Lowercasing and normalization help make text data consistent. This improves how well models understand words. The key metric to check is accuracy or F1 score on text classification or language tasks. Better normalization usually means higher accuracy because the model sees fewer confusing word forms.

Confusion matrix example

Imagine a text classifier before and after normalization. Here is a confusion matrix after normalization:

      | Predicted Positive | Predicted Negative
  ---------------------------------------------
  Actual Positive |        85 (TP)       |       15 (FN)
  Actual Negative |        10 (FP)       |       90 (TN)
    

From this, we calculate:

  • Precision = 85 / (85 + 10) = 0.895
  • Recall = 85 / (85 + 15) = 0.85
  • F1 Score = 2 * (0.895 * 0.85) / (0.895 + 0.85) ≈ 0.872
Precision vs Recall tradeoff with examples

Lowercasing and normalization reduce errors from different word forms. This usually improves both precision and recall.

Example: Without normalization, the model might miss "Apple" vs "apple" as the same word, lowering recall. Or it might wrongly guess because of case differences, lowering precision.

Good normalization balances precision and recall, so the model finds most correct answers (high recall) and makes few wrong guesses (high precision).

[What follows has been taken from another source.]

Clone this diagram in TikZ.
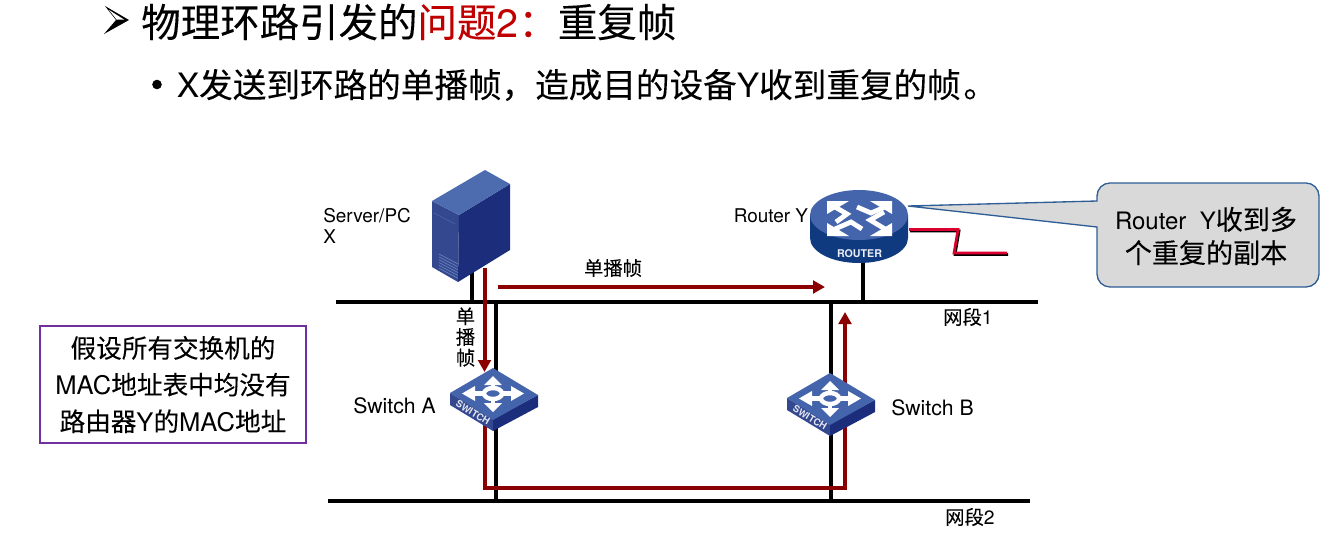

What good vs bad metric values look like

Good: Accuracy or F1 score above 85% after normalization means the model understands text well.

Bad: Accuracy below 70% or big gaps between precision and recall show the model struggles with inconsistent text forms.

Common pitfalls in metrics
  • Ignoring normalization impact: Metrics might look good on training but fail on new text with different cases or accents.
  • Data leakage: If test data is normalized differently, metrics can be misleading.
  • Overfitting: Model might memorize specific word forms instead of learning normalized patterns.
  • Accuracy paradox: High accuracy can hide poor performance on rare words if normalization is inconsistent.
Self-check question

Your text classification model has 98% accuracy but only 12% recall on rare words after normalization. Is it good?

Answer: No. The model misses most rare words (low recall), which means it fails to recognize many important cases despite high overall accuracy. You should improve normalization or model training to catch more rare words.

Key Result
Lowercasing and normalization improve model accuracy and F1 by making text consistent, balancing precision and recall.